Tomás's dashboard couldn't do this because interpreting data requires logic that goes beyond SQL queries and chart rendering. The dashboard could show you that something was late. The agent can tell you what the lateness means and what's likely to happen next.

The agent also adapts automatically when projects change. New project added to the workspace? The agent discovers it on the next run. Custom field renamed? The agent reads field names dynamically. It doesn't rely on hardcoded GIDs or string-matched field names. The maintenance issues that consumed Tomás's time every month simply don't apply.

Build vs Buy: The Honest Calculus

If you're a developer evaluating whether to build a custom Asana integration, here's the framework I wish I'd used.

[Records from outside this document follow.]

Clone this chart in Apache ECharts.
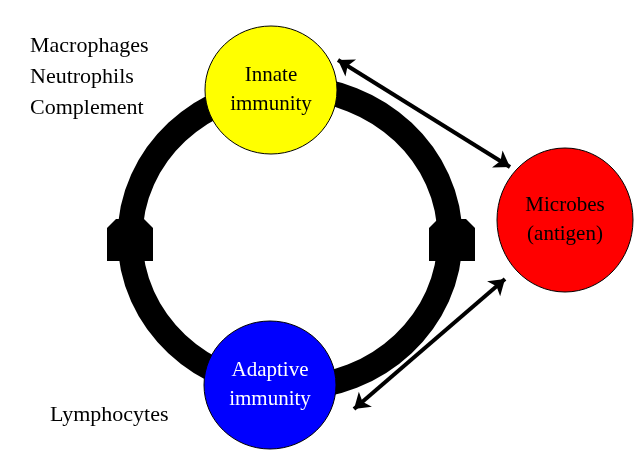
<!DOCTYPE html>
<html>
<head>
<meta charset="utf-8">
<script src="https://cdn.jsdelivr.net/npm/echarts@6/dist/echarts.min.js"></script>
<style>html,body{margin:0;padding:0;background:#fff}#main{width:641px;height:454px}</style>
</head>
<body>
<div id="main"></div>
<script>
// diagram nodes: [x, y, rx, ry, color, label, textColor]
const nodes = [
  [271, 90, 66, 64, '#ffff00', 'Innate\nimmunity', '#000'],
  [270, 385, 66, 64, '#0000ff', 'Adaptive\nimmunity', '#fff'],
  [565, 220, 68, 72, '#ff0000', 'Microbes\n(antigen)', '#000']
];
// ring: [cx, cy, rx, ry]
const ring = [[290, 238, 160, 150]];
// connectors on ring: [x, y]
const bumps = [[130, 240], [452, 240]];
// double arrows: [[x1,y1],[x2,y2]]
const arrows = [
  [[338, 60], [510, 167]],
  [[354, 409], [505, 279]]
];
// side labels: [x, y, text]
const notes = [
  [30, 46, 'Macrophages'],
  [30, 77, 'Neutrophils'],
  [30, 108, 'Complement'],
  [50, 415, 'Lymphocytes']
];

const font = '"Liberation Serif", "DejaVu Serif", serif';
const chart = echarts.init(document.getElementById('main'));

function ell(api, p) {
  const c = api.coord([p[0], p[1]]);
  const e = api.coord([p[0] + p[2], p[1] + p[3]]);
  return { cx: c[0], cy: c[1], rx: Math.abs(e[0] - c[0]), ry: Math.abs(e[1] - c[1]) };
}

chart.setOption({
  animation: false,
  grid: { left: 0, right: 0, top: 0, bottom: 0 },
  xAxis: { type: 'value', min: 0, max: 641, show: false },
  yAxis: { type: 'value', min: 0, max: 454, inverse: true, show: false },
  series: [
    {
      type: 'custom', data: ring, z: 1,
      renderItem: (params, api) => ({
        type: 'ellipse',
        shape: ell(api, [api.value(0), api.value(1), api.value(2), api.value(3)]),
        style: { fill: 'none', stroke: '#000', lineWidth: 25 }
      })
    },
    {
      type: 'custom', data: bumps, z: 2,
      renderItem: (params, api) => {
        const c = api.coord([api.value(0), api.value(1)]);
        const w = 23, h = 21, b = 9;
        return {
          type: 'polygon',
          shape: { points: [
            [c[0] - w + b, c[1] - h], [c[0] + w - b, c[1] - h], [c[0] + w, c[1] - h + b],
            [c[0] + w, c[1] + h], [c[0] - w, c[1] + h], [c[0] - w, c[1] - h + b]
          ] },
          style: { fill: '#000' }
        };
      }
    },
    {
      type: 'lines', coordinateSystem: 'cartesian2d', z: 3,
      symbol: ['arrow', 'arrow'], symbolSize: 15,
      lineStyle: { color: '#000', width: 4, opacity: 1 },
      data: arrows.map(a => ({ coords: a }))
    },
    {
      type: 'custom', data: nodes, z: 4,
      renderItem: (params, api) => {
        const n = nodes[params.dataIndex];
        const s = ell(api, n);
        return {
          type: 'group',
          children: [
            { type: 'ellipse', shape: s, style: { fill: n[4], stroke: '#000', lineWidth: 1 } },
            { type: 'text', x: s.cx, y: s.cy, style: {
              text: n[5], fill: n[6], font: '21px ' + font,
              align: 'center', verticalAlign: 'middle', lineHeight: 29 } }
          ]
        };
      }
    },
    {
      type: 'custom', data: notes, z: 5,
      renderItem: (params, api) => {
        const n = notes[params.dataIndex];
        const c = api.coord([n[0], n[1]]);
        return { type: 'text', x: c[0], y: c[1], style: {
          text: n[2], fill: '#000', font: '22px ' + font, align: 'left', verticalAlign: 'middle' } };
      }
    }
  ]
});
</script>
</body>
</html>
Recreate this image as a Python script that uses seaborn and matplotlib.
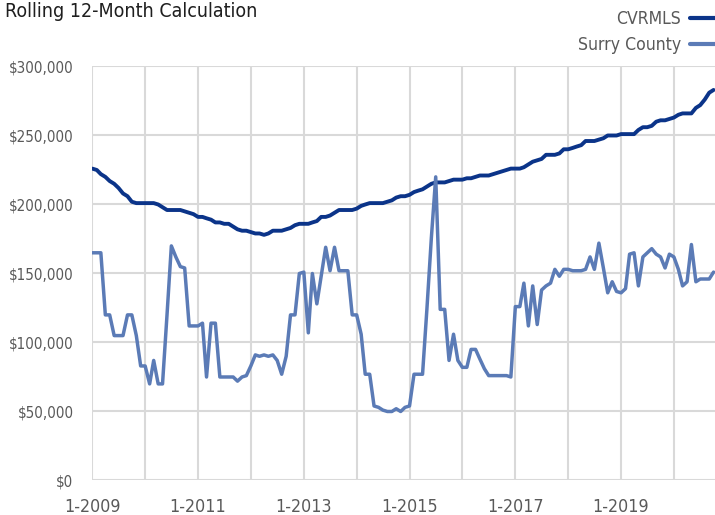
"""
Rolling 12-month median price: CVRMLS vs Surry County
"""

import pandas as pd
import seaborn as sns
import matplotlib.pyplot as plt
import matplotlib.dates as mdates
from matplotlib import font_manager
from matplotlib.lines import Line2D
from matplotlib.ticker import FuncFormatter

# monthly points, 1-2009 .. 10-2020 (values in $1,000)
months = pd.date_range("2009-01-01", periods=142, freq="MS")

cvrmls = [
    226, 225, 222, 220, 217, 215, 212, 208, 206, 202, 201, 201,
    201, 201, 201, 200, 198, 196, 196, 196, 196, 195, 194, 193,
    191, 191, 190, 189, 187, 187, 186, 186, 184, 182, 181, 181,
    180, 179, 179, 178, 179, 181, 181, 181, 182, 183, 185, 186,
    186, 186, 187, 188, 191, 191, 192, 194, 196, 196, 196, 196,
    197, 199, 200, 201, 201, 201, 201, 202, 203, 205, 206, 206,
    207, 209, 210, 211, 213, 215, 216, 216, 216, 217, 218, 218,
    218, 219, 219, 220, 221, 221, 221, 222, 223, 224, 225, 226,
    226, 226, 227, 229, 231, 232, 233, 236, 236, 236, 237, 240,
    240, 241, 242, 243, 246, 246, 246, 247, 248, 250, 250, 250,
    251, 251, 251, 251, 254, 256, 256, 257, 260, 261, 261, 262,
    263, 265, 266, 266, 266, 270, 272, 276, 281, 283,
]

surry = [
    165, 165, 165, 120, 120, 105, 105, 105, 120, 120, 105, 83,
    83, 70, 87, 70, 70, 120, 170, 162, 155, 154, 112, 112,
    112, 114, 75, 114, 114, 75, 75, 75, 75, 72, 75, 76,
    83, 91, 90, 91, 90, 91, 87, 77, 90, 120, 120, 150,
    151, 107, 150, 128, 148, 169, 152, 169, 152, 152, 152, 120,
    120, 106, 77, 77, 54, 53, 51, 50, 50, 52, 50, 53,
    54, 77, 77, 77, 124, 176, 220, 124, 124, 87, 106, 87,
    82, 82, 95, 95, 88, 81, 76, 76, 76, 76, 76, 75,
    126, 126, 143, 112, 141, 113, 138, 141, 143, 153, 148, 153,
    153, 152, 152, 152, 153, 162, 153, 172, 154, 136, 144, 137,
    136, 139, 164, 165, 141, 162, 165, 168, 164, 162, 154, 164,
    162, 153, 141, 144, 171, 144, 146, 146, 146, 151,
]

series_names = ["CVRMLS", "Surry County"]
colors = {"CVRMLS": "#0B3489", "Surry County": "#5B7BB6"}
widths = {"CVRMLS": 2.8, "Surry County": 2.5}


def pick_narrow_font():
    # the original uses a condensed sans; take one if the system has it
    for f in font_manager.fontManager.ttflist:
        fn = f.fname.lower()
        if ("narrow" in fn or "condensed" in fn) and not any(
            k in fn for k in ("bold", "oblique", "italic")
        ):
            return f
    return None


def plot_chart():
    df = pd.DataFrame({
        "Month": list(months) * 2,
        "Price": [v * 1000 for v in cvrmls + surry],
        "Series": ["CVRMLS"] * len(cvrmls) + ["Surry County"] * len(surry),
    })

    sns.set_style("white")
    narrow = pick_narrow_font()
    if narrow is not None:
        plt.rcParams["font.family"] = [narrow.name, "Liberation Sans", "DejaVu Sans"]
        plt.rcParams["font.stretch"] = narrow.stretch
        sz = {"title": 14, "ytick": 10.9, "xtick": 12.8, "legend": 12.6}
    else:
        plt.rcParams["font.family"] = ["Liberation Sans", "DejaVu Sans"]
        sz = {"title": 14, "ytick": 11, "xtick": 12, "legend": 13}

    fig = plt.figure(figsize=(7.15, 5.15), dpi=100)
    ax = fig.add_axes([0.1291, 0.067, 0.8709, 0.8039])

    grid_c = "#D9D9D9"
    for name in series_names:
        sns.lineplot(
            data=df[df["Series"] == name], x="Month", y="Price",
            color=colors[name], linewidth=widths[name], ax=ax, zorder=3,
        )

    ax.set_ylim(0, 300000)
    ax.set_xlim(months[0], months[0] + pd.Timedelta(days=int(141.3 * 30.44)))
    ax.set_yticks(range(0, 300001, 50000))
    ax.yaxis.set_major_formatter(FuncFormatter(lambda v, p: f"${v:,.0f}"))

    ax.xaxis.set_major_locator(mdates.YearLocator(1, month=1, day=1))
    ax.xaxis.set_major_formatter(
        FuncFormatter(lambda v, p: f"1-{mdates.num2date(v).year}" if mdates.num2date(v).year % 2 == 1 else "")
    )

    ax.grid(True, color=grid_c, linewidth=1.5)
    ax.set_axisbelow(True)
    for s in ax.spines.values():
        s.set_visible(False)
    ax.tick_params(axis="y", length=5, width=1.5, color=grid_c, labelsize=sz["ytick"], labelcolor="#595959", pad=8.5)
    ax.tick_params(axis="x", length=5, width=1.5, color=grid_c, labelsize=sz["xtick"], labelcolor="#595959", pad=7.5)
    ax.set_xlabel("")
    ax.set_ylabel("")

    fig.text(0.007, 0.997, "Rolling 12-Month Calculation", va="top", ha="left", fontsize=sz["title"], color="#1F1F1F")

    handles = [Line2D([], [], color=colors[n], linewidth=3) for n in series_names]
    fig.legend(
        handles, series_names, loc="upper right", bbox_to_anchor=(1.041, 1.011),
        markerfirst=False, frameon=False, fontsize=sz["legend"], labelcolor="#595959",
        handlelength=2.2, handletextpad=0.5, labelspacing=0.45,
    )

    fig.savefig("out.png", dpi=100)


if __name__ == "__main__":
    plot_chart()
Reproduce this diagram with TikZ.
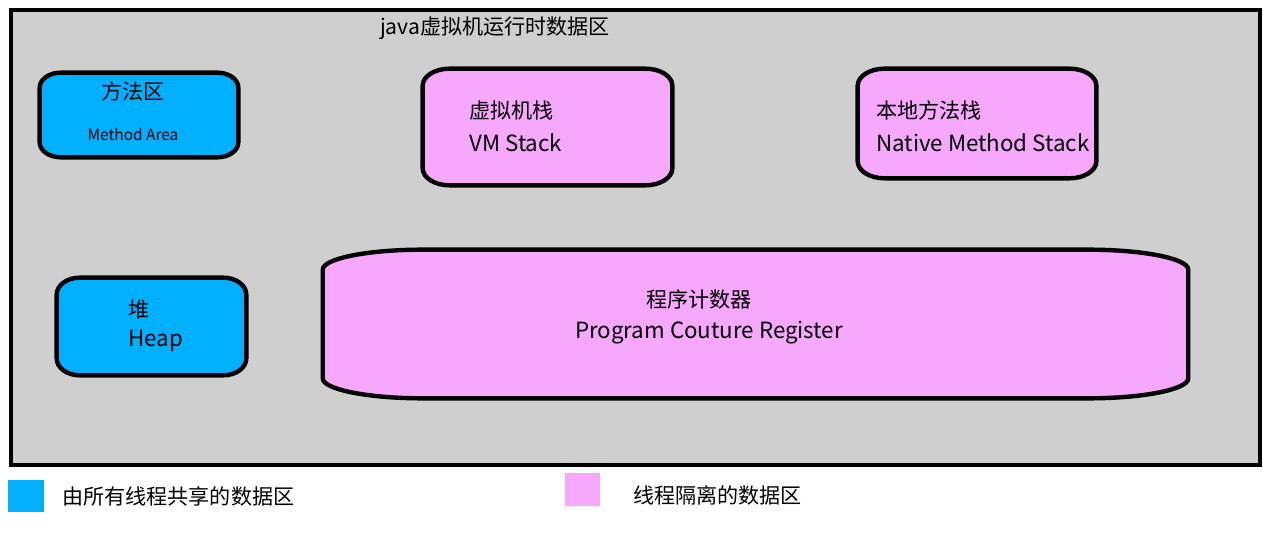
\documentclass[tikz,border=0pt]{standalone}
\usepackage{fontspec}
\setmainfont{Noto Sans CJK SC}
\usetikzlibrary{positioning,calc}
\definecolor{shared}{RGB}{0,176,255}
\definecolor{isolated}{RGB}{245,168,252}
\definecolor{bggray}{RGB}{207,207,207}

\begin{document}
\begin{tikzpicture}
	[ x=0.02cm, y=0.02cm,
	  area/.style={ draw=none, fill=none, inner sep=0pt, rectangle },
	  txt/.style={ inner sep=0pt, font=\fontsize{12}{14}\selectfont },
	  entxt/.style={ inner sep=0pt, font=\fontsize{12.7}{15}\selectfont },
	  small/.style={ inner sep=0pt, font=\fontsize{8.8}{10}\selectfont },
	  key/.style={ draw=none, inner sep=0pt, minimum width=0.71cm, minimum height=0.66cm },
	  frame/.style={ draw, line width=2.5pt, fill=bggray, inner sep=0pt }
	]
	\useasboundingbox (0,0) rectangle (1263,-546);
	\node[frame, minimum width=24.98cm, minimum height=9.1cm] (jvm) at (635.5,-237.5) {};
	\node[txt] (title) at (495,-28) {java虚拟机运行时数据区};

	% placeholders for the regions
	\node[area, minimum width=3.96cm, minimum height=1.68cm] (ma) at (139,-115) {};
	\node[area, minimum width=4.98cm, minimum height=2.32cm] (vms) at (547.5,-127) {};
	\node[area, minimum width=4.76cm, minimum height=2.18cm] (nms) at (977,-123.5) {};
	\node[area, minimum width=3.78cm, minimum height=1.94cm] (heap) at (151.5,-326.5) {};
	\node[area, minimum width=17.3cm, minimum height=2.96cm] (pc) at (755.5,-324) {};

	\foreach \n/\rx/\ry/\c in {ma/21/15/shared, vms/27/17/isolated, nms/27/17/isolated,
			heap/23/17/shared, pc/100/20/isolated}{
		\filldraw[fill=\c, line width=2.5pt]
			([xshift=\rx*0.02cm]\n.north west) -- ([xshift=-\rx*0.02cm]\n.north east)
			arc[start angle=90, end angle=0, x radius=\rx, y radius=\ry]
			-- ([yshift=\ry*0.02cm]\n.south east)
			arc[start angle=0, end angle=-90, x radius=\rx, y radius=\ry]
			-- ([xshift=\rx*0.02cm]\n.south west)
			arc[start angle=270, end angle=180, x radius=\rx, y radius=\ry]
			-- ([yshift=-\ry*0.02cm]\n.north west)
			arc[start angle=180, end angle=90, x radius=\rx, y radius=\ry] -- cycle;
	}

	\node[txt] (ma-cn) at (133,-91) {方法区};
	\node[small] (ma-en) at (133,-134) {Method Area};
	\node[txt, anchor=west] (vms-cn) at (469,-110) {虚拟机栈};
	\node[entxt, anchor=west] (vms-en) at (469,-143) {VM Stack};
	\node[txt, anchor=west] (nms-cn) at (876,-110) {本地方法栈};
	\node[entxt, anchor=west] (nms-en) at (876,-143) {Native Method Stack};
	\node[txt, anchor=west] (heap-cn) at (128,-310) {堆};
	\node[entxt, anchor=west] (heap-en) at (128,-341) {Heap};
	\node[txt] (pc-cn) at (699,-299) {程序计数器};
	\node[entxt] (pc-en) at (709,-333) {Program Couture Register};

	% legend
	\node[key, fill=shared] (k1) at (26,-496) {};
	\node[txt, anchor=west] (k1-txt) at (62,-496) {由所有线程共享的数据区};
	\node[key, fill=isolated] (k2) at (582.5,-489.5) {};
	\node[txt, anchor=west] (k2-txt) at (633,-495) {线程隔离的数据区};
\end{tikzpicture}
\end{document}
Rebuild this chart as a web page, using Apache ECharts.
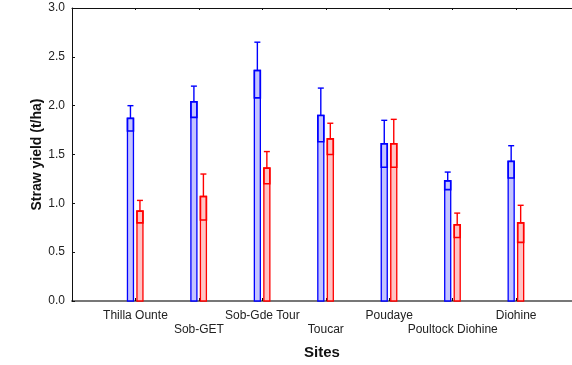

Build it yourself if the integration is your product. If you're building a tool that other people will use and Asana connectivity is a feature you're selling, the build cost is product development, not overhead. You need full control over the data pipeline, the error handling, and the user experience. The maintenance is part of the product roadmap.

Don't build it yourself if the integration is internal tooling. If you're building a dashboard for your own team's reporting, or a data pipeline that feeds your own processes, the build cost is overhead. Every hour of maintenance is an hour not spent on your actual product. The calculus gets worse over time because APIs change, team needs evolve, and the person who built it will eventually be needed elsewhere.

The middle ground is agents. An agent uses the same Asana API that a custom integration would use. It handles authentication, pagination, and rate limiting. But it doesn't require a deployment pipeline, a database, webhook infrastructure, or ongoing code maintenance. The "integration" is a prompt that describes what data to pull and what to do with it. When requirements change, you update the prompt, not the code.

Tomás's retrospective was characteristically direct: "I built something good. I'd build it again for a customer. I wouldn't build it again for us. The agent does 90% of what my dashboard did with 0% of the maintenance. The missing 10% is the pretty charts, and I'll trade pretty charts for my weekends."